My answer: Here I'm completely unsure, rearranging the equation for each variable we get the set of vectors (2y-2b,(2y-a)/2, (a+2b)/2). So does this have dimension 3? Clearly any vector can be constructed by (2y-2b)(1,0,0)+((2y-a)/2)(0,1,0)+((a+2b)/2)(0,0,1) and of course (1,0,0),(0,1,0),(0,0,1) are linearly independant. Is this correct?

(ii) V set of vectors (a,b,y) in R^3 with a-b=-y and a+2b=y with K=R.

My answer: Again unsure what to do with the supplied equations. Setting both equations equal to a, then combining them and solving for y gives y=(3/2)b so we have set of vectors (a,b,(3/2)b). Now here I get really confused. Again any vector can be constructed by a(1,0,0)+b(0,1,0)+(3/2)b(0,0,1) and this is the standard basis whose components we know to be linearly independant (or it wouldn't be a basis) which would imply that the vector space has dimension 3. However the any vector can also be constructed by a(1,0,0)+b(0,1,(3/2)) (which are clearly LI) which would imply a dimension of two. Here I'm really confused as the answers are contradictory. I believe the correct dimension to be 2 since the vector space on visualisation is I believe a plane, and so one would expect a dimension of 2 but why do I get two different answers? What am I doing wrong?

This can be generalised to me being unsure of how to approach a situation where I have a set of vectors (a,b,b). This can be spanned in two ways: (1) a(1,0,0)+b(0,1,0)+b(0,0,1) implying a dimension of 3 or (2) a(1,0,0)+b(0,1,1) implying a dimension of 2. In both cases the set of spanning vectors are linearly independant. What gives?

(iii) V=C^2, K=R.

My answer: dimension 4, basis (1,0), (0,i), (0,1), (0,i). Pretty basic textbook example here so no problems (i hope). If K=C then the space would have dimension 2 and a basis (1,0), (0,1), correct?
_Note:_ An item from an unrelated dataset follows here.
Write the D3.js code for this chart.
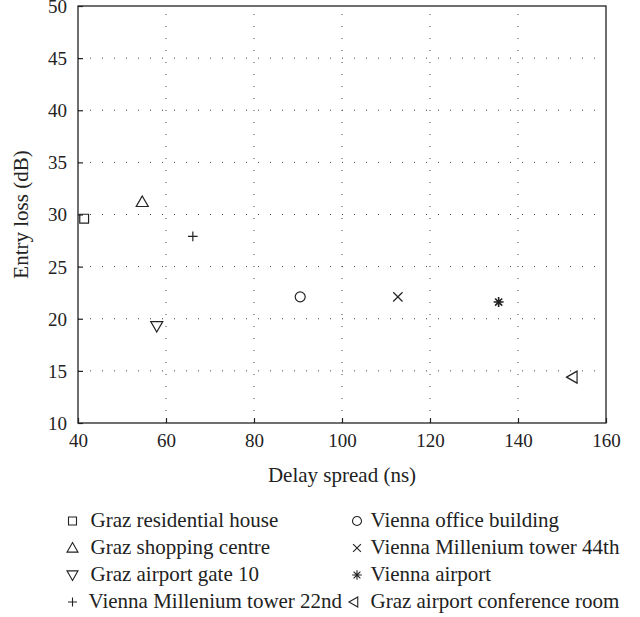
<!DOCTYPE html>
<html>
<head>
<meta charset="utf-8">
<script src="https://cdn.jsdelivr.net/npm/d3@7"></script>
<style>
  body { margin: 0; background: #fff; }
</style>
</head>
<body>
<svg id="chart"></svg>
<script>
const sites = [
  "Graz residential house",
  "Graz shopping centre",
  "Graz airport gate 10",
  "Vienna Millenium tower 22nd",
  "Vienna office building",
  "Vienna Millenium tower 44th",
  "Vienna airport",
  "Graz airport conference room",
];
const markers = ["square", "triUp", "triDown", "plus", "circle", "cross", "star", "triLeft"];
const delaySpread = [41.4, 54.6, 57.9, 66.1, 90.5, 112.7, 135.6, 152.4];
const entryLoss = [29.6, 31.2, 19.3, 27.9, 22.1, 22.1, 21.6, 14.4];
const xTicks = [40, 60, 80, 100, 120, 140, 160];
const yTicks = [10, 15, 20, 25, 30, 35, 40, 45, 50];

const FONT = "Liberation Serif";
const svgWidth = 640;
const svgHeight = 617;
const m_left = 78;
const m_top = 6;
const width = 606 - m_left;
const height = 423 - m_top;

const svg = d3.select("#chart")
  .attr("width", svgWidth)
  .attr("height", svgHeight)
  .attr("font-family", FONT);
const plot = svg.append("g").attr("transform", `translate(${m_left}, ${m_top})`);

const xScale = d3.scaleLinear().domain([40, 160]).range([0, width]);
const yScale = d3.scaleLinear().domain([10, 50]).range([height, 0]);

// marker shapes, s = half size
function markerPath(type, s) {
  const p = d3.path();
  if (type === "square") {
    p.rect(-s, -s, 2 * s, 2 * s);
  } else if (type === "circle") {
    p.arc(0, 0, s, 0, 2 * Math.PI);
  } else if (type === "triUp") {
    p.moveTo(0, -s); p.lineTo(s, s * 0.75); p.lineTo(-s, s * 0.75); p.closePath();
  } else if (type === "triDown") {
    p.moveTo(0, s); p.lineTo(s, -s * 0.75); p.lineTo(-s, -s * 0.75); p.closePath();
  } else if (type === "triLeft") {
    p.moveTo(-s, 0); p.lineTo(s * 0.75, -s); p.lineTo(s * 0.75, s); p.closePath();
  } else if (type === "plus") {
    p.moveTo(-s, 0); p.lineTo(s, 0); p.moveTo(0, -s); p.lineTo(0, s);
  } else if (type === "cross") {
    const c = s * 0.75;
    p.moveTo(-c, -c); p.lineTo(c, c); p.moveTo(-c, c); p.lineTo(c, -c);
  } else if (type === "star") {
    for (let i = 0; i < 4; i++) {
      const a = (i * Math.PI) / 4;
      p.moveTo(-s * Math.cos(a), -s * Math.sin(a));
      p.lineTo(s * Math.cos(a), s * Math.sin(a));
    }
  }
  return p.toString();
}

const plotSize = { square: 4.4, circle: 5, triUp: 6, triDown: 6, triLeft: 6, plus: 4.8, cross: 6.2, star: 5 };
const legendSize = { square: 4, circle: 4.5, triUp: 5.5, triDown: 5.5, triLeft: 5, plus: 4.5, cross: 5.2, star: 4.8 };

// dotted grid
plot.append("g")
  .selectAll("line")
  .data(xTicks.slice(1, -1))
  .join("line")
  .attr("x1", (d) => xScale(d)).attr("x2", (d) => xScale(d))
  .attr("y1", height).attr("y2", 0)
  .attr("stroke", "#444").attr("stroke-width", 1)
  .attr("stroke-dasharray", "1,11");
plot.append("g")
  .selectAll("line")
  .data(yTicks.slice(1, -1))
  .join("line")
  .attr("x1", 0).attr("x2", width)
  .attr("y1", (d) => yScale(d)).attr("y2", (d) => yScale(d))
  .attr("stroke", "#444").attr("stroke-width", 1)
  .attr("stroke-dasharray", "1,11");

// axes
const xAxis = plot.append("g")
  .attr("transform", `translate(0, ${height})`)
  .call(d3.axisBottom(xScale).tickValues(xTicks).tickSizeInner(-5).tickSizeOuter(0).tickPadding(11));
const yAxis = plot.append("g")
  .call(d3.axisLeft(yScale).tickValues(yTicks).tickSizeInner(-5).tickSizeOuter(0).tickPadding(11));
[xAxis, yAxis].forEach((ax) => {
  ax.attr("font-family", FONT).attr("font-size", 19);
  ax.select(".domain").remove();
  ax.selectAll("line").attr("stroke", "#222").attr("stroke-width", 1.2);
  ax.selectAll("text").attr("fill", "#222");
});
yAxis.selectAll("text").attr("dy", "0.34em");

plot.append("rect")
  .attr("width", width).attr("height", height)
  .attr("fill", "none").attr("stroke", "#222").attr("stroke-width", 1.3);

// points
plot.selectAll(".pt")
  .data(sites)
  .join("path")
  .attr("class", "pt")
  .attr("transform", (d, i) => `translate(${xScale(delaySpread[i])}, ${yScale(entryLoss[i])})`)
  .attr("d", (d, i) => markerPath(markers[i], plotSize[markers[i]]))
  .attr("fill", "none")
  .attr("stroke", "#222")
  .attr("stroke-width", (d, i) => (markers[i] === "star" ? 1.6 : 1.2));

// axis labels
svg.append("text")
  .attr("x", m_left + width / 2).attr("y", 482)
  .attr("text-anchor", "middle")
  .attr("font-size", 21).attr("fill", "#222")
  .text("Delay spread (ns)");
svg.append("text")
  .attr("transform", `translate(28, ${m_top + height / 2}) rotate(-90)`)
  .attr("text-anchor", "middle")
  .attr("font-size", 21).attr("fill", "#222")
  .text("Entry loss (dB)");

// legend
const legendRows = [521, 548, 575, 602];
const legend = svg.append("g");
sites.forEach((name, i) => {
  const col = Math.floor(i / 4);
  const row = i % 4;
  const mx = col === 0 ? 72.5 : (markers[i] === "triLeft" ? 354 : 357);
  const tx = col === 0 ? (markers[i] === "plus" ? 88.5 : 90.5) : 370.5;
  legend.append("path")
    .attr("transform", `translate(${mx}, ${legendRows[row]})`)
    .attr("d", markerPath(markers[i], legendSize[markers[i]]))
    .attr("fill", "none").attr("stroke", "#222").attr("stroke-width", 1.1);
  legend.append("text")
    .attr("x", tx).attr("y", legendRows[row] + 6)
    .attr("font-size", 21).attr("fill", "#222")
    .text(name);
});
</script>
</body>
</html>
(iv) V is set of all polynomials over R with degree at most n, in which the sum of the coefficients is 0, K=R.

My answer: So we have a_0+a_1x+a_2x^2+...+a_nx^n with a_0+a_1+a_2+...+a_n=0. Not really sure how the condition of the coefficients restricts things. Normally the set of all polynomials over R with degree at most n would have dimension n+1 and (standard) basis 1,x,x^2,...,x^n. Can someone give me a hint on how to start this one?

(v) K=R and and V is the set of functions from R to R which are solutions of the differential equation d^2f/dx^2-5f=0.

My answer: Solving the (second order) differential equation via standard methods gives a general solution f(x)=c_1e^(root(5)x)+c_2e^(-root(5)x) so does this just have dimension 2 and basis e^(root(5)x), e^(-root(5)x)?

Thanks in advance for any help!